• AIM OF THE TASK
Your task is to retype the lines from the opening of the material through the line that includes "const yMinorTicks = [2500, 7500, 12500, 17500, 22500];". Do not copy the pictures.

• ENTRIES SUPPLIED
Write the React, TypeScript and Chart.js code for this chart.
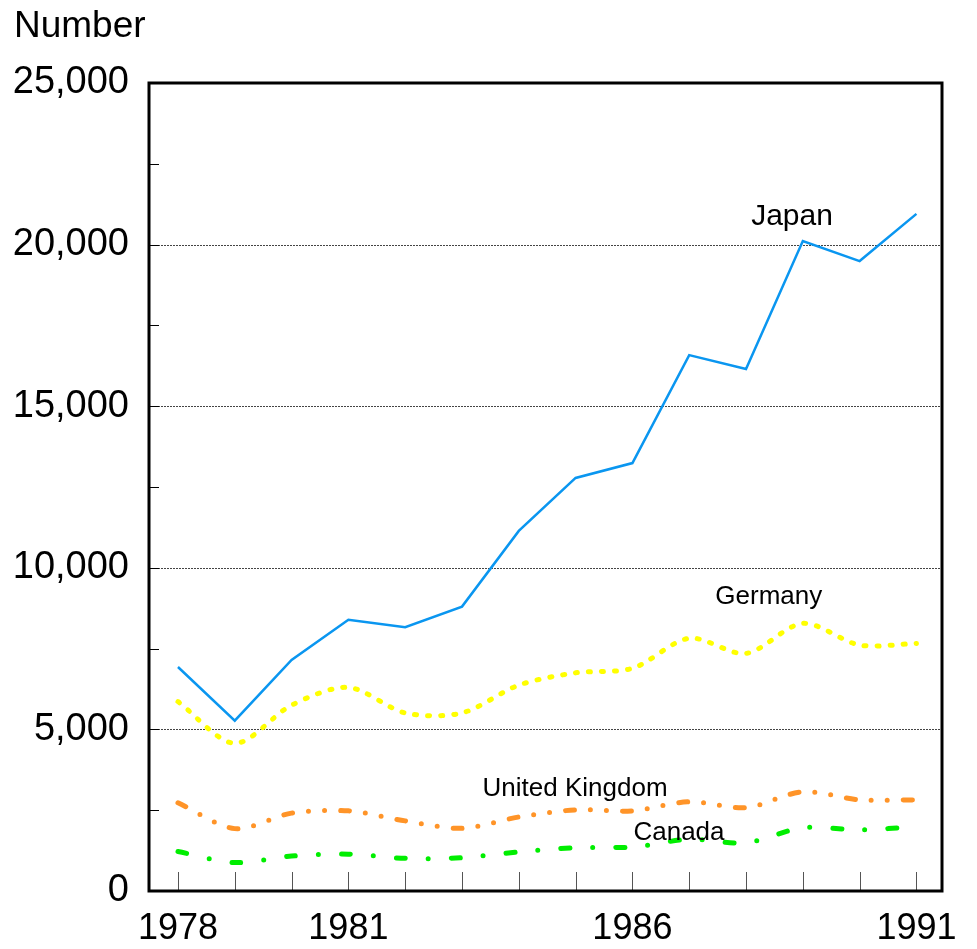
import React, { useEffect, useRef } from "react";
import { Chart, registerables } from "chart.js";

Chart.register(...registerables);

const years = [1978, 1979, 1980, 1981, 1982, 1983, 1984, 1985, 1986, 1987, 1988, 1989, 1990, 1991];
const labeledYears = [1978, 1981, 1986, 1991];
const yTickValues = [0, 5000, 10000, 15000, 20000, 25000];
const yMinorTicks = [2500, 7500, 12500, 17500, 22500];

const japan = [6930, 5270, 7150, 8390, 8160, 8800, 11140, 12780, 13240, 16580, 16150, 20110, 19490, 20950];
const germany = [5860, 4570, 5750, 6300, 5510, 5510, 6370, 6750, 6890, 7820, 7350, 8280, 7610, 7660];
const unitedKingdom = [2730, 1930, 2410, 2480, 2170, 1940, 2290, 2510, 2480, 2760, 2580, 3070, 2820, 2820];
const canada = [1220, 880, 1080, 1140, 1010, 1030, 1210, 1340, 1360, 1600, 1490, 1960, 1890, 1990];

const seriesLabels = [
  { text: "Japan", x: 1988.81, y: 20850, size: 30 },
  { text: "Germany", x: 1988.4, y: 9100, size: 26 },
  { text: "United Kingdom", x: 1984.99, y: 3160, size: 26 },
  { text: "Canada", x: 1986.82, y: 1790, size: 26 },
];

const FONT = "'Liberation Sans', Arial, Helvetica, sans-serif";

const pts = (vals: number[]) => vals.map((v, i) => ({ x: years[i], y: v }));

const decorPlugin = {
  id: "decor",
  beforeDatasetsDraw(chart: any) {
    const { ctx, chartArea: a, scales } = chart;
    const xs = scales.x;
    const ys = scales.y;
    ctx.save();
    ctx.strokeStyle = "#444";
    ctx.lineWidth = 1;
    ctx.setLineDash([2, 1]);
    [5000, 10000, 15000, 20000].forEach((v) => {
      const y = Math.round(ys.getPixelForValue(v)) + 0.5;
      ctx.beginPath();
      ctx.moveTo(a.left, y);
      ctx.lineTo(a.right, y);
      ctx.stroke();
    });
    ctx.setLineDash([]);
    ctx.strokeStyle = "#555";
    years.forEach((yr) => {
      const x = Math.round(xs.getPixelForValue(yr)) + 0.5;
      ctx.beginPath();
      ctx.moveTo(x, a.bottom);
      ctx.lineTo(x, a.bottom - 19);
      ctx.stroke();
    });
    ctx.strokeStyle = "#000";
    [...yMinorTicks, ...yTickValues].forEach((v) => {
      const y = Math.round(ys.getPixelForValue(v)) + 0.5;
      ctx.beginPath();
      ctx.moveTo(a.left, y);
      ctx.lineTo(a.left + 10, y);
      ctx.stroke();
    });
    ctx.restore();
  },
  afterDatasetsDraw(chart: any) {
    const { ctx, chartArea: a, scales } = chart;
    ctx.save();
    ctx.strokeStyle = "#000";
    ctx.lineWidth = 3;
    ctx.strokeRect(a.left, a.top, a.right - a.left, a.bottom - a.top);
    ctx.fillStyle = "#000";
    ctx.textAlign = "center";
    ctx.textBaseline = "middle";
    seriesLabels.forEach((l) => {
      ctx.font = `${l.size}px ${FONT}`;
      ctx.fillText(l.text, scales.x.getPixelForValue(l.x), scales.y.getPixelForValue(l.y));
    });
    ctx.font = `37px ${FONT}`;
    ctx.textAlign = "left";
    ctx.textBaseline = "alphabetic";
    ctx.fillText("Number", 14, 37);
    ctx.restore();
  },
};

export default function App() {
  const ref = useRef<HTMLCanvasElement>(null);
  useEffect(() => {
    const canvas = ref.current!;
    const chart = new Chart(canvas, {
      type: "line",
      data: {
        datasets: [
          {
            label: "Japan",
            data: pts(japan),
            borderColor: "#0a96f0",
            borderWidth: 2.5,
            pointRadius: 0,
            tension: 0,
          },
          {
            label: "Germany",
            data: pts(germany),
            borderColor: "#ffff00",
            borderWidth: 5,
            borderDash: [2, 11],
            borderCapStyle: "round",
            pointRadius: 0,
            tension: 0.3,
          },
          {
            label: "United Kingdom",
            data: pts(unitedKingdom),
            borderColor: "#ff9428",
            borderWidth: 5,
            borderDash: [9, 16, 0, 16, 0, 16],
            borderCapStyle: "round",
            pointRadius: 0,
            tension: 0.3,
          },
          {
            label: "Canada",
            data: pts(canada),
            borderColor: "#00ee00",
            borderWidth: 5,
            borderDash: [9, 23, 0, 23],
            borderCapStyle: "round",
            pointRadius: 0,
            tension: 0.3,
          },
        ],
      },
      options: {
        animation: false,
        responsive: false,
        maintainAspectRatio: false,
        layout: { padding: { top: 83, right: 35, left: 0, bottom: 0 } },
        plugins: { legend: { display: false }, tooltip: { enabled: false } },
        scales: {
          x: {
            type: "linear",
            min: 1977.49,
            max: 1991.45,
            afterBuildTicks: (axis: any) => {
              axis.ticks = years.map((v) => ({ value: v }));
            },
            afterFit: (axis: any) => {
              axis.height = 58;
            },
            grid: { display: false },
            border: { display: false },
            ticks: {
              autoSkip: false,
              maxRotation: 0,
              padding: 8,
              color: "#000",
              font: { family: FONT, size: 36 },
              callback: (v: any) => (labeledYears.includes(Number(v)) ? String(v) : ""),
            },
          },
          y: {
            type: "linear",
            min: 0,
            max: 25000,
            afterBuildTicks: (axis: any) => {
              axis.ticks = yTickValues.map((v) => ({ value: v }));
            },
            afterFit: (axis: any) => {
              axis.width = 149;
            },
            grid: { display: false },
            border: { display: false },
            ticks: {
              padding: 12,
              color: "#000",
              font: { family: FONT, size: 38 },
              callback: (v: any) => Number(v).toLocaleString("en-US"),
            },
          },
        },
      },
      plugins: [decorPlugin],
    } as any);
    return () => chart.destroy();
  }, []);
  return (
    <div style={{ position: "fixed", left: 0, top: 0, width: 977, height: 949, background: "#fff" }}>
      <canvas ref={ref} width={977} height={949} style={{ width: 977, height: 949 }} />
    </div>
  );
}
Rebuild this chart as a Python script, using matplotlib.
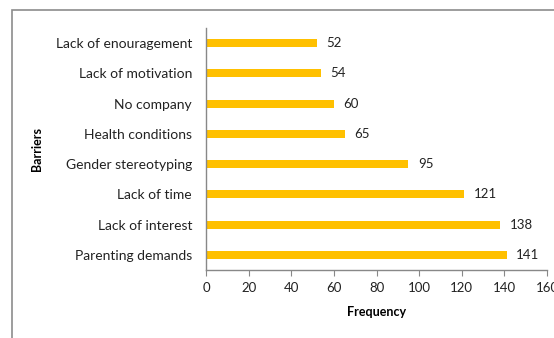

• ANSWER IN FULL
Write the React, TypeScript and Chart.js code for this chart.
import React, { useEffect, useRef } from "react";
import { Chart, registerables } from "chart.js";

Chart.register(...registerables);

const years = [1978, 1979, 1980, 1981, 1982, 1983, 1984, 1985, 1986, 1987, 1988, 1989, 1990, 1991];
const labeledYears = [1978, 1981, 1986, 1991];
const yTickValues = [0, 5000, 10000, 15000, 20000, 25000];
const yMinorTicks = [2500, 7500, 12500, 17500, 22500];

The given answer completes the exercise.